• [EXERCISE DETAILS]:
Where a line contains the string "chart", copy that line.

Raw records:
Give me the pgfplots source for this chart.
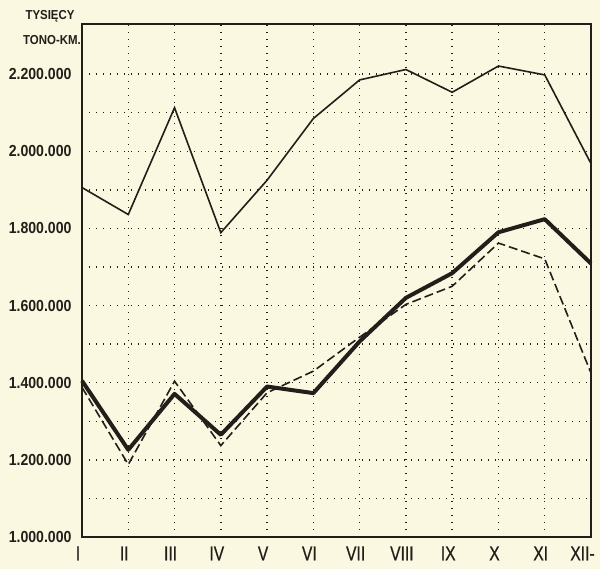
\documentclass[border=0pt]{standalone}
\usepackage{pgfplots}
\pgfplotsset{compat=1.18}
\usepackage{fontspec}
\setmainfont{Liberation Sans}
\newfontfamily\labfont[FakeStretch=0.78,FakeBold=0.6]{Liberation Sans}
\newfontfamily\numfont[FakeStretch=0.88]{Liberation Sans}
\definecolor{paper}{RGB}{251,248,226}
\definecolor{ink}{RGB}{35,30,25}
\begin{document}
\begin{tikzpicture}
\fill[paper] (-82bp,-32bp) rectangle (518bp,537bp);
\begin{axis}[
  at={(0,0)}, anchor=south west,
  scale only axis, width=509bp, height=513bp,
  xmin=1, xmax=12, ymin=1000000, ymax=2330000,
  xtick={1,...,12},
  xticklabels={I,II,III,IV,V,VI,VII,VIII,IX,X,XI,{\makebox[0pt]{\kern-9bp XII-}}},
  ytick={1000000,1200000,1400000,1600000,1800000,2000000,2200000},
  yticklabels={1.000.000,1.200.000,1.400.000,1.600.000,1.800.000,2.000.000,2.200.000},
  minor ytick={1100000,1300000,1500000,1700000,1900000,2100000},
  scaled y ticks=false,
  major tick length=0pt, minor tick length=0pt,
  xmajorgrids, ymajorgrids, yminorgrids,
  major grid style={ink, line width=1.4bp, dash pattern=on 1.4bp off 5.6bp},
  minor grid style={ink, line width=1.4bp, dash pattern=on 1.4bp off 5.6bp},
  axis line style={ink, line width=1.8bp},
  x tick label style={font=\labfont\fontsize{20bp}{22bp}\selectfont, text=ink, yshift=-6bp, xshift=-4bp},
  y tick label style={font=\numfont\bfseries\fontsize{16bp}{18bp}\selectfont, text=ink, xshift=-7bp},
  /pgf/number format/assume math mode=true,
  clip=false,
]
\addplot[ink, line width=1.6bp] coordinates {
(1,1906000) (2,1836000) (3,2113000) (4,1789000) (5,1925000) (6,2085000)
(7,2185000) (8,2212000) (9,2153000) (10,2221000) (11,2198000) (12,1968000)};
\addplot[ink, line width=4bp, line join=round] coordinates {
(1,1405000) (2,1226000) (3,1371000) (4,1265000) (5,1390000) (6,1373000)
(7,1507000) (8,1620000) (9,1684000) (10,1790000) (11,1824000) (12,1709000)};
\addplot[ink, line width=1.6bp, dash pattern=on 9bp off 4bp] coordinates {
(1,1388000) (2,1188000) (3,1404000) (4,1237000) (5,1374000) (6,1430000)
(7,1518000) (8,1603000) (9,1650000) (10,1762000) (11,1721000) (12,1425000)};
\end{axis}
\node[font=\numfont\bfseries\fontsize{13bp}{15bp}\selectfont, text=ink] at (-32bp,521bp) {TYSIĘCY};
\node[font=\numfont\bfseries\fontsize{13bp}{15bp}\selectfont, text=ink] at (-30bp,497bp) {TONO-KM.};
\pgfresetboundingbox
\path (-82bp,-32bp) rectangle (518bp,537bp);
\end{tikzpicture}
\end{document}
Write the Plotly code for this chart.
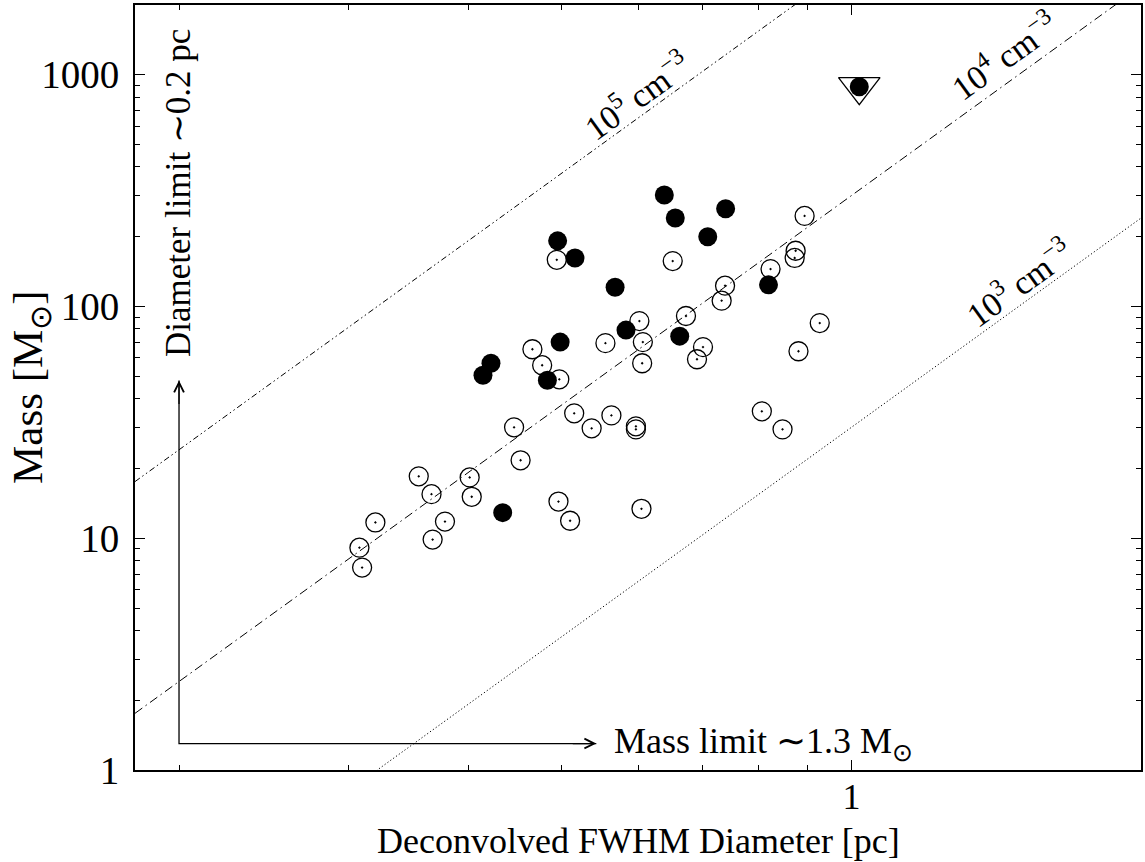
import plotly.graph_objects as go
import numpy as np

# ---------------- data ----------------
# Open circles (deconvolved FWHM diameter [pc], mass [Msun])
open_D = [0.894, 0.875, 0.873, 0.824, 0.739, 0.733, 0.673, 0.652, 0.494, 0.602,
          0.607, 0.606, 0.555, 0.466, 0.477, 0.497, 0.701, 0.691, 0.927, 0.881,
          0.807, 0.848, 0.446, 0.515, 0.537, 0.563, 0.597, 0.597, 0.453, 0.355,
          0.401, 0.403, 0.366, 0.378, 0.320, 0.367, 0.496, 0.510, 0.605, 0.308,
          0.310]
open_M = [246, 174, 162, 145, 123, 106, 91, 157, 159, 86.5,
          70.2, 56.9, 69.5, 65.4, 55.8, 48.5, 66.8, 59.2, 84.8, 64.1,
          35.3, 29.5, 30.1, 34.6, 29.8, 33.9, 30.4, 29.5, 21.7, 18.5,
          18.3, 15.1, 15.5, 11.8, 11.7, 9.87, 14.4, 11.9, 13.4, 9.11,
          7.47]

# Filled circles
fill_D = [1.019, 0.495, 0.516, 0.639, 0.656, 0.740, 0.709, 0.568, 0.820, 0.583,
          0.663, 0.498, 0.422, 0.414, 0.483, 0.434]
fill_M = [888, 192, 162, 303, 241, 264, 200, 121, 124, 79.1,
          74.5, 70.2, 56.9, 50.5, 48.1, 12.9]

# Upper-limit (triangle) marker
limit_D = [1.019]
limit_M = [888]

# Constant-density lines (endpoints across the x range)
line_D = [0.18, 2.0]
line_M_1e5 = [17.56, 24080]
line_M_1e4 = [1.756, 2408]
line_M_1e3 = [0.1756, 240.8]

# Axis ticks
y_major = [1, 10, 100, 1000]
y_minor = [2, 3, 4, 5, 6, 7, 8, 9, 20, 30, 40, 50, 60, 70, 80, 90,
           200, 300, 400, 500, 600, 700, 800, 900, 2000]
x_major = [1]
x_minor = [0.2, 0.3, 0.4, 0.5, 0.6, 0.7, 0.8, 0.9, 2]

# Limits (arrows)
diam_limit = 0.2
mass_limit = 1.3
arrow_top_M = 48
arrow_right_D = 0.543

FONT = "Liberation Serif"

fig = go.Figure()

# density lines
fig.add_trace(go.Scatter(x=line_D, y=line_M_1e5, mode="lines",
                         line=dict(color="black", width=1, dash="6px,3px,1.5px,3px,1.5px,3px"),
                         showlegend=False, hoverinfo="skip"))
fig.add_trace(go.Scatter(x=line_D, y=line_M_1e4, mode="lines",
                         line=dict(color="black", width=1, dash="9px,4px,1.5px,4px"),
                         showlegend=False, hoverinfo="skip"))
fig.add_trace(go.Scatter(x=line_D, y=line_M_1e3, mode="lines",
                         line=dict(color="black", width=1, dash="1.2px,2.3px"),
                         showlegend=False, hoverinfo="skip"))

# limit arrows (shafts)
fig.add_trace(go.Scatter(x=[diam_limit, diam_limit, arrow_right_D],
                         y=[arrow_top_M, mass_limit, mass_limit], mode="lines",
                         line=dict(color="black", width=1.3),
                         showlegend=False, hoverinfo="skip"))

# points
fig.add_trace(go.Scatter(x=limit_D, y=limit_M, mode="markers",
                         marker=dict(symbol="triangle-down-open", size=36,
                                     color="black", line=dict(width=1.3, color="black")),
                         showlegend=False))
fig.add_trace(go.Scatter(x=open_D, y=open_M, mode="markers",
                         marker=dict(symbol="circle-open-dot", size=19,
                                     color="black", line=dict(width=1.3, color="black")),
                         showlegend=False))
fig.add_trace(go.Scatter(x=fill_D, y=fill_M, mode="markers",
                         marker=dict(symbol="circle", size=19, color="black",
                                     line=dict(width=0)),
                         showlegend=False))

ann = []
# arrow heads
ann.append(dict(x=np.log10(diam_limit), y=np.log10(arrow_top_M), xref="x", yref="y",
                ax=0, ay=25, text="", showarrow=True, arrowhead=5, arrowsize=1.6,
                arrowwidth=1.2, arrowcolor="black"))
ann.append(dict(x=np.log10(arrow_right_D), y=np.log10(mass_limit), xref="x", yref="y",
                ax=-25, ay=0, text="", showarrow=True, arrowhead=5, arrowsize=1.6,
                arrowwidth=1.2, arrowcolor="black"))
# texts
ann.append(dict(x=np.log10(diam_limit), y=2.490, xref="x", yref="y",
                text="Diameter limit ∼0.2 pc", textangle=-90, showarrow=False,
                font=dict(family=FONT, size=35, color="black")))
ann.append(dict(x=-0.2488, y=np.log10(mass_limit), xref="x", yref="y",
                text="Mass limit ∼1.3 M<sub>⊙</sub>", xanchor="left", showarrow=False,
                font=dict(family=FONT, size=36, color="black")))
ang = -35.8
ann.append(dict(x=-0.2239, y=2.913, xref="x", yref="y", text="10<sup>5</sup> cm<sup>−3</sup>",
                textangle=ang, showarrow=False, font=dict(family=FONT, size=34, color="black")))
ann.append(dict(x=0.1579, y=3.086, xref="x", yref="y", text="10<sup>4</sup> cm<sup>−3</sup>",
                textangle=ang, showarrow=False, font=dict(family=FONT, size=34, color="black")))
ann.append(dict(x=0.1734, y=2.106, xref="x", yref="y", text="10<sup>3</sup> cm<sup>−3</sup>",
                textangle=ang, showarrow=False, font=dict(family=FONT, size=34, color="black")))
# axis titles
ann.append(dict(x=-0.104, y=0.5, xref="paper", yref="paper", text="Mass [M<sub>⊙</sub>]",
                textangle=-90, showarrow=False, xanchor="center", yanchor="middle",
                font=dict(family=FONT, size=43, color="black")))
ann.append(dict(x=0.5, y=-0.0928, xref="paper", yref="paper",
                text="Deconvolved FWHM Diameter [pc]", showarrow=False,
                xanchor="center", yanchor="middle",
                font=dict(family=FONT, size=36, color="black")))

fig.update_layout(
    width=1145, height=862,
    margin=dict(l=135, r=2, t=5, b=92),
    plot_bgcolor="white", paper_bgcolor="white",
    annotations=ann,
    showlegend=False,
)
fig.update_xaxes(type="log", range=[np.log10(0.18), np.log10(2.0)],
                 showgrid=False, zeroline=False, showline=True, linecolor="black",
                 linewidth=1.8, mirror="ticks", ticks="inside", ticklen=10,
                 tickwidth=1, tickcolor="black", tickmode="array", tickvals=x_major,
                 ticktext=["1"], tickfont=dict(family=FONT, size=36, color="black"),
                 ticklabelstandoff=-6,
                 minor=dict(tickmode="array", tickvals=x_minor, ticks="inside",
                            ticklen=5, tickwidth=1, tickcolor="black", showgrid=False))
fig.update_yaxes(type="log", range=[0, np.log10(2000)],
                 showgrid=False, zeroline=False, showline=True, linecolor="black",
                 linewidth=1.8, mirror="ticks", ticks="inside", ticklen=10,
                 tickwidth=1, tickcolor="black", tickmode="array", tickvals=y_major,
                 ticktext=["1", "10", "100", "1000"],
                 tickfont=dict(family=FONT, size=39, color="black"),
                 ticklabelstandoff=6,
                 minor=dict(tickmode="array", tickvals=y_minor, ticks="inside",
                            ticklen=5, tickwidth=1, tickcolor="black", showgrid=False))

fig.write_html("out.html")
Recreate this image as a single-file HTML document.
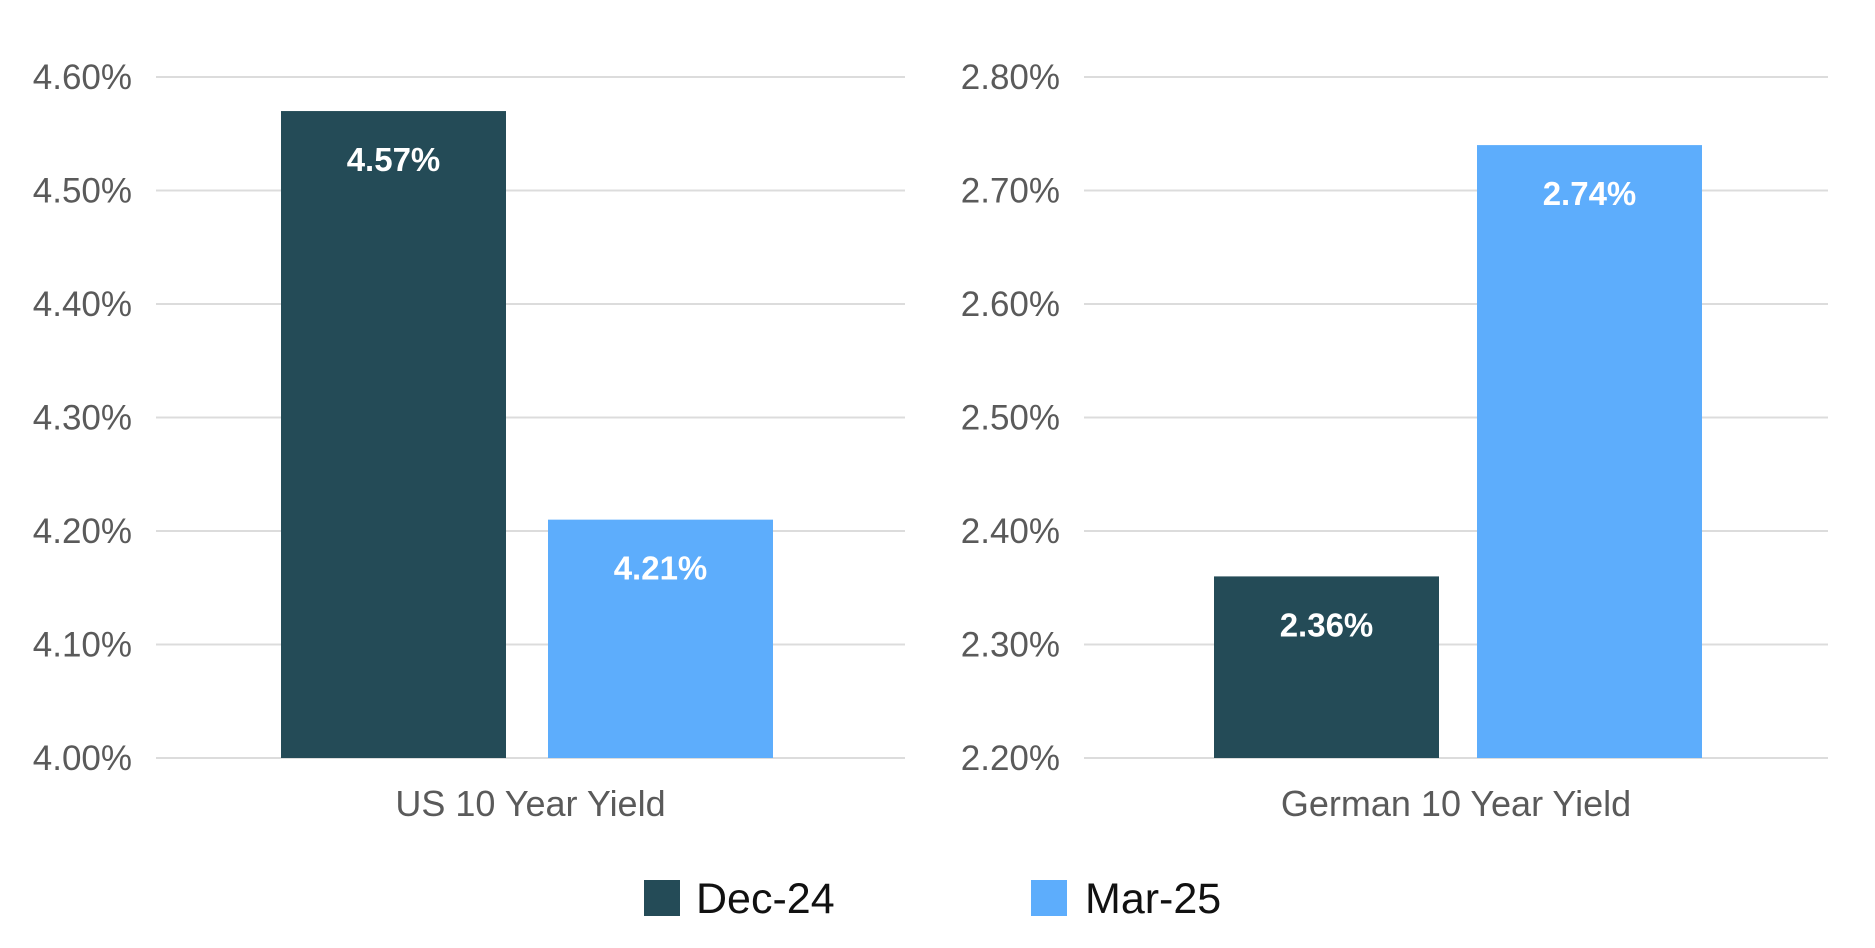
<!DOCTYPE html>
<html><head><meta charset="utf-8"><style>
body{margin:0;background:#fff;}
svg{display:block;font-family:"Liberation Sans",sans-serif;}
</style></head><body>
<svg id="c" width="1875" height="948"></svg>
<script>
const categories=["US 10 Year Yield","German 10 Year Yield"];
const seriesNames=["Dec-24","Mar-25"];
const dec24=[4.57,2.36];
const mar25=[4.21,2.74];
const usTicks=[4.00,4.10,4.20,4.30,4.40,4.50,4.60];
const deTicks=[2.20,2.30,2.40,2.50,2.60,2.70,2.80];
const colors=["#244b57","#5dadfc"];
const NS="http://www.w3.org/2000/svg";
const svg=document.getElementById('c');
function mk(t,a,p){const e=document.createElementNS(NS,t);for(const k in a)e.setAttribute(k,a[k]);(p||svg).appendChild(e);return e;}
const panels=[{x0:156,x1:905,ticks:usTicks,bars:[281,548]},{x0:1084,x1:1828,ticks:deTicks,bars:[1214,1477]}];
const yTop=77,yBot=758,bw=225;
panels.forEach((p,i)=>{
  const min=p.ticks[0],max=p.ticks[p.ticks.length-1];
  const y=v=>yBot-(v-min)/(max-min)*(yBot-yTop);
  const g=mk('g',{});
  
  
  p.ticks.forEach(t=>{
    const l=mk('line',{x1:p.x0,x2:p.x1,y1:y(t),y2:y(t),stroke:'#dcdcdc','stroke-width':2},g);
    
    
    const tx=mk('text',{x:p.x0-24,y:y(t)+12,'text-anchor':'end','font-size':35,fill:'#5a5a5a'},g);
    
    
    tx.textContent=t.toFixed(2)+'%';
  });
  [dec24[i],mar25[i]].forEach((v,s)=>{
    const r=mk('rect',{x:p.bars[s],y:y(v),width:bw,height:yBot-y(v),fill:colors[s]},g);
    
    
    const tx=mk('text',{x:p.bars[s]+bw/2,y:y(v)+60,'text-anchor':'middle','font-size':33,'font-weight':'bold',fill:'#fff'},g);
    
    
    tx.textContent=v.toFixed(2)+'%';
  });
  const cl=mk('text',{x:(p.x0+p.x1)/2,y:816,'text-anchor':'middle','font-size':36,fill:'#5a5a5a'},g);
  
  
  cl.textContent=categories[i];
});
const leg=[[644,696],[1031,1085]];
seriesNames.forEach((n,s)=>{
  const g=mk('g',{});
  
  
  mk('rect',{x:leg[s][0],y:880,width:36,height:36,fill:colors[s]},g);
  const t=mk('text',{x:leg[s][1],y:913,'font-size':43,fill:'#111'},g);
  t.textContent=n;
});
</script>
</body></html>
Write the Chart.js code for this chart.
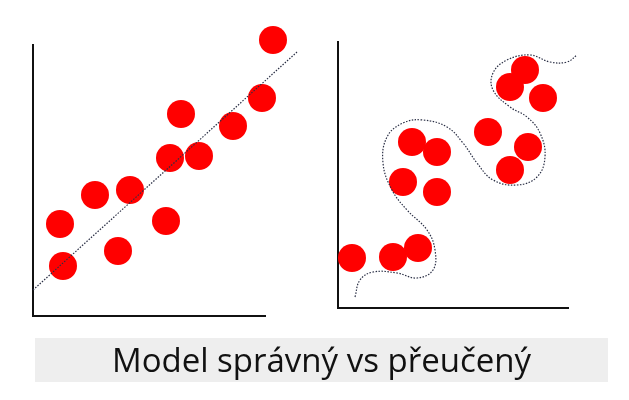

• [EXERCISE ANSWER]:
Give me the pgfplots source for this chart.
Write the Plotly code for this chart.
Write the Chart.js code for this chart.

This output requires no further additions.